Once he has teeth, he’ll let you know when he’s hungry until he’s eating on a normal schedule.
” Branden saluted, left a few papers with some instructions, and strode out, a smile on his face.
Tripp tucked the egg into Dray’s side, letting the shell touch his skin while he called his parents and tidied up the mess they’d made in the bathroom.
Excited screaming left him nearly deaf in one ear as his mother screeched that she was a grandmother.
The noise must have woke Dray, because he gasped himself awake and let loose a strangled sob, not of pain but absolute joy when he noticed the egg. “Tripp!”
Tripp turned in time to see the absolute look of paternal bliss washing over his mate’s face.

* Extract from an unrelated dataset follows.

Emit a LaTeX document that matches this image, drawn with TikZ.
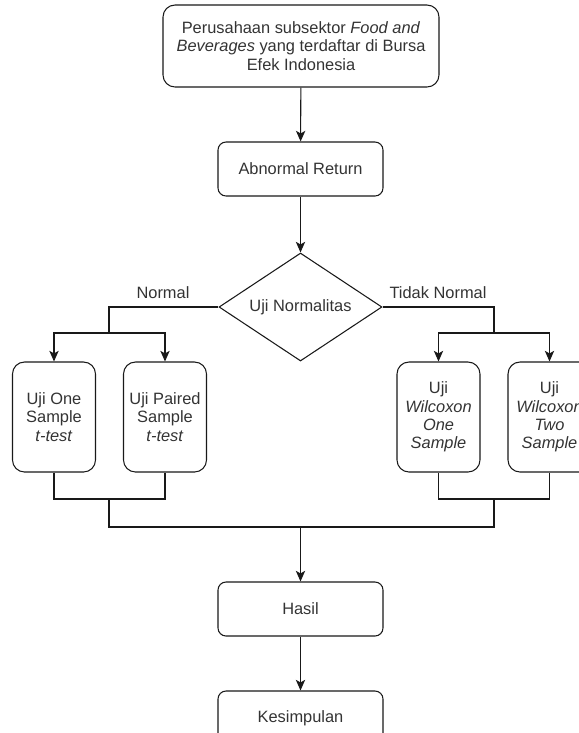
\documentclass[tikz,border=0pt]{standalone}
\usepackage{fontspec}
\setmainfont{Liberation Sans}
\usetikzlibrary{shapes.geometric,arrows.meta}
\begin{document}
\begin{tikzpicture}[x=0.75pt,y=-0.75pt,
  font=\fontsize{12.3pt}{13.8pt}\selectfont,
  every node/.style={text=black!80},
  line/.style={draw=black!90,line width=0.8pt},
  arr/.style={line,-{Stealth[length=8pt,width=7pt,inset=2pt]}},
  wbox/.style={line,rounded corners=6pt,minimum width=123.75pt,minimum height=40.5pt,inner sep=0pt,align=center},
  tbox/.style={line,rounded corners=9pt,minimum width=62.25pt,minimum height=82.5pt,inner sep=0pt,align=center},
  dec/.style={line,diamond,minimum width=122.25pt,minimum height=81pt,inner sep=0pt,aspect=1.5},
  lbl/.style={inner sep=0pt}]
\useasboundingbox (0,0) rectangle (579,733);
\node[line,rounded corners=9pt,minimum width=207pt,minimum height=61.5pt,inner sep=0pt,align=center] (top) at (301,46)
  {Perusahaan subsektor \textit{Food and}\\\textit{Beverages} yang terdaftar di Bursa\\Efek Indonesia};
\node[wbox] (ar) at (300.5,169) {Abnormal Return};
\node[dec] (d) at (300.5,307) {Uji Normalitas};
\node[tbox] (b1) at (54,417) {Uji One\\Sample\\\textit{t-test}};
\node[tbox] (b2) at (165,417) {Uji Paired\\Sample\\\textit{t-test}};
\node[tbox] (b3) at (438.5,417) {Uji\\\textit{Wilcoxon}\\\textit{One}\\\textit{Sample}};
\node[tbox] (b4) at (549.5,417) {Uji\\\textit{Wilcoxon}\\\textit{Two}\\\textit{Sample}};
\node[wbox] (h) at (300.5,609) {Hasil};
\node[wbox] (k) at (300.5,718) {Kesimpulan};
\node[lbl] (ln) at (163,293) {Normal};
\node[lbl] (lt) at (438,293) {Tidak Normal};
\coordinate (ls) at (109,333);
\coordinate (rs) at (494,333);
\coordinate (lm) at (109,499);
\coordinate (rm) at (494,499);
\coordinate (mid) at (300.5,527);
\draw[arr] (top) -- (ar);
\draw[arr] (ar) -- (d);
\draw[line] (d.west) -| (ls);
\draw[line] (d.east) -| (rs);
\draw[arr] (ls) -| (b1);
\draw[arr] (ls) -| (b2);
\draw[arr] (rs) -| (b3);
\draw[arr] (rs) -| (b4);
\draw[line] (b1) |- (lm);
\draw[line] (b2) |- (lm);
\draw[line] (b3) |- (rm);
\draw[line] (b4) |- (rm);
\draw[line] (lm) |- (mid);
\draw[line] (rm) |- (mid);
\draw[arr] (mid) -- (h);
\draw[arr] (h) -- (k);
\end{tikzpicture}
\end{document}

Piercings, tattoos, everything. The dichotomy of such a wild child with such joy over the little egg made Tripp almost miss the demands from his mother to get home as soon as possible.
They wanted to be there for the hatching.
“We need to ask Dray if he’s comfortable.
You didn’t let Dad’s parents be at our hatchings. ”
“Yeah, but I didn’t like his parents.” Tripp’s mom huffed, and Tripp sighed. “I’ll ask.”
Dray gave Tripp a stupid smile. “Yeah. They can come. I was only hesitant because of the birth… Hey! My sketchbook.”
Dray glanced around anxiously until Tripp pointed to their packed belongings. His notebook lay closed on top. “I’ll pose for you at home if you need any more.”
“I’d like that. But I’d also like to sketch you holding him. I can take a photo for that and sketch from it.” Dray stroked his egg and sat up, a new determination in his eyes. “Fuck! I forgot to text Ri—”
Tripp pointed to Dray’s phone, and at least a dozen texts had come through.
“You’re the best.” Dray snapped a pic of their egg and buried himself in the device while Tripp packed the car. They left their wedding as two and would return a family.